Akbari berichtet, dass es in Deutschland häufiger Vorbehalte gebe bei Gründerinnen oder Gründern vermeintlich nicht-deutscher Herkunft. Hier gebe es einen deutlichen Unterschied zu den USA, insbesondere zum Silicon Valley und San Francisco, wo das Wachstum ohne Einwanderer gar nicht zu leisten wäre.

Rohlfs bei Linkedin
Beim Besuch der Firma LinkedIn stehen später Aspekte der Arbeit und der Weiterbildung im Mittelpunkt. Rohlfs fragt bei der Unternehmenspräsentation nach Anknüpfungspunkten mit lokalen Arbeitsagenturen. Erste Modellprojekte habe es bereits in Utah gegeben, berichtet der verantwortliche LinkedIn-Mitarbeiter. Auch die Delegationsvertreter aus Wissenschaft und Weiterbildung interessieren sich für die im Aufbau befindlichen Unternehmensfelder, die möglicherweise noch fehlenden Fähigkeiten und Fertigkeiten von Nutzerinnen und Nutzern dem jeweiligen Arbeitsmarkt entsprechend anzubieten.

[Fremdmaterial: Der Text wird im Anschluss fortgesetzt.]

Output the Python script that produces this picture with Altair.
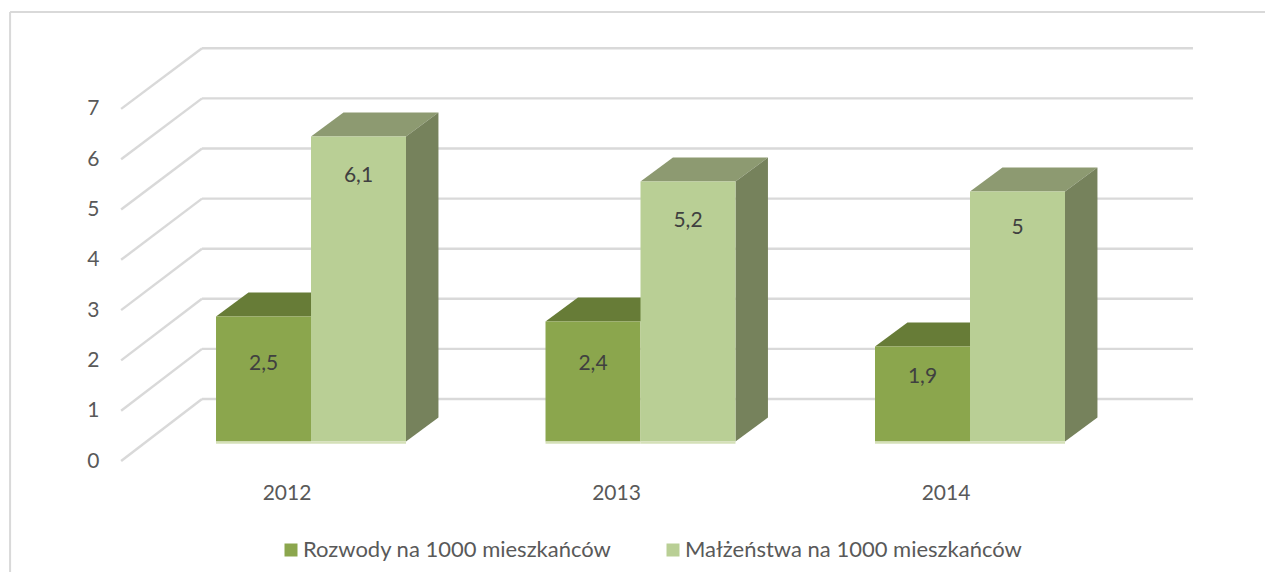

Beim Besuch der City Hall stehen die Vertreter der Landeshauptstadt Kiel im Fokus. Sie unterzeichnen mit der erst seit kurzem amtierenden Bürgermeisterin London Breed ein Abkommen (MoU) über Müllvermeidung. Im Bild sind der Chef der Staatskanzlei, Dirk Schrödter, die Bürgermeisterin und Staatssekretär Rohlfs im Gespräch. Das Rathaus ist bei den Bürgerinnen und Bürgern ein beliebtes Fotomotiv für Hochzeiten - während des Empfangs im Anschluss an die Unterzeichnung des MoU werden fast ein halbes Dutzend Brautpaare abgelichtet, während auf dem sogenannten "Bürgermeisterbalkon" Oberbürgermeister Kämpfer, Kiels Stadtpräsident Tovar und Mayor Breed ihrerseits um die Wette strahlen.